On a side note, I love the Tour de France. and is the reason that I haven't been writing. I have been obsessed, consumed and delirious with Tour de France fever. I am every year. I love it. I go almost every year to the Champs Elysees to watch the champagne stage. They go faster than italics. They really do go quite incredibly quickly. Naturally, they slow down for corners but they can hold an average speed of 55kmh through a TT stage. That means more than 60kmh on the flat. On the TTT, Team Sky were shown going at about 65kmh. If you are not obsessed by le Tour like I am, you should be. On the 14th July, the remaining riders will climb the Mont Ventoux. It will be Bastille Day, (the French just call it FĂȘte Nationale) all the French riders will be going bonkers to win as there is nothing more glorious than winning atop a mountain, nothing more worthy than doing in the Tour de France and worth dying for to do that on the 14th July. The fact that the Mont Ventoux is iconic just adds to the insanity. Well, actually what adds most to the sanity is that on a cold, windy, bald headed mountain in the middle of nowhere, 500,000 spectators will line the road to cheer the cyclists on.
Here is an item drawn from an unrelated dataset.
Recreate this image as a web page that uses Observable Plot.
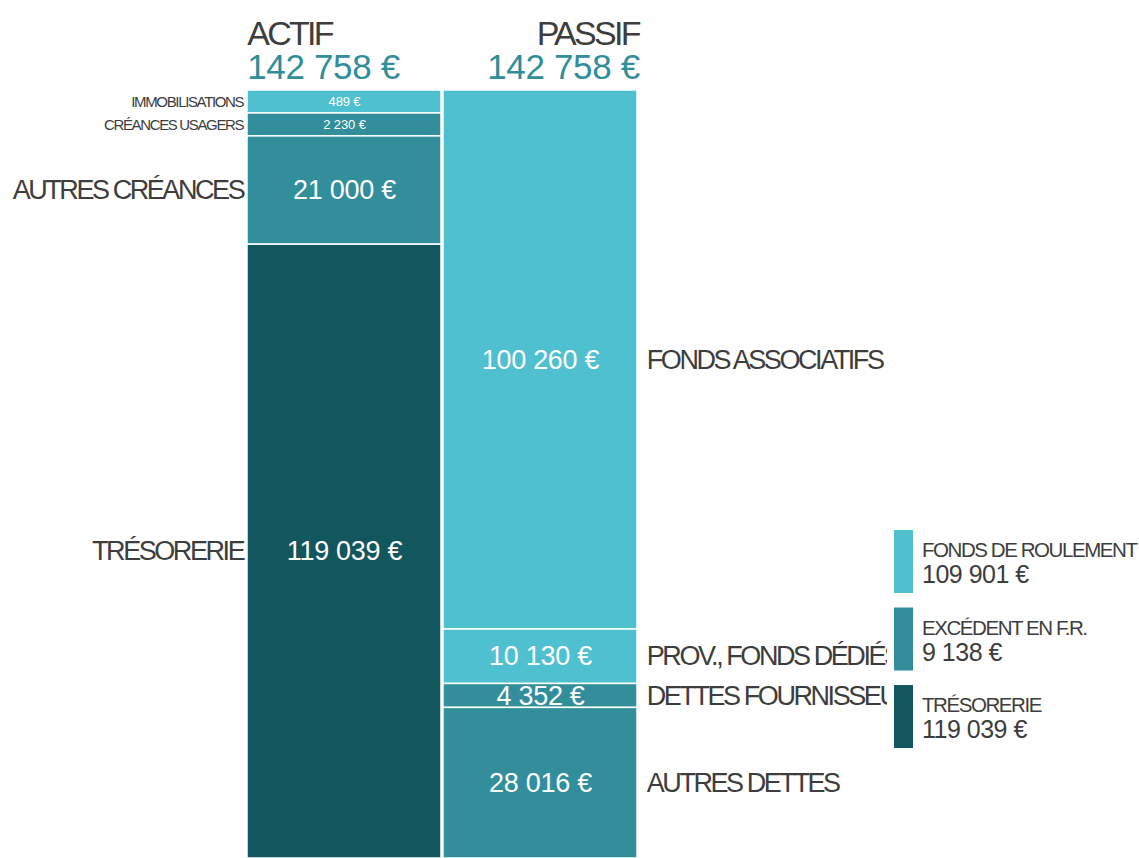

If you only watch one day of the tour, watch that one. (If any/all of that went over your head, try this)

I digress. 

I have been writing and I have finished another couple of chapters but once again I have ground to a halt. It's the heat. I don't deal well with heat, even on the best of occasions. The fact that I write on crowded trains, each one spending the day pushing its metal and glass form through the hatred of the sun, means that I write in a furnace. The sweat drips off my brow and onto my page and I can't bear it. So I have stopped writing again. I will try again tomorrow morning. Perhaps the train will not have heated up too much as it will be early in the morning. I doubt it. Nevertheless, I shall try. There are so many things that rip me from my writing bubble. I wish I could write gently and fluidly. I can't, it's like kicking myself in the armpit every other step. Monty Python would be proud.

Yours, sweatily 

DR

P.S. I haven't changed my bag. This is not the best of circumstances I know but the bag is required for my day job. I don't know what to do about it. Answers on a postcard.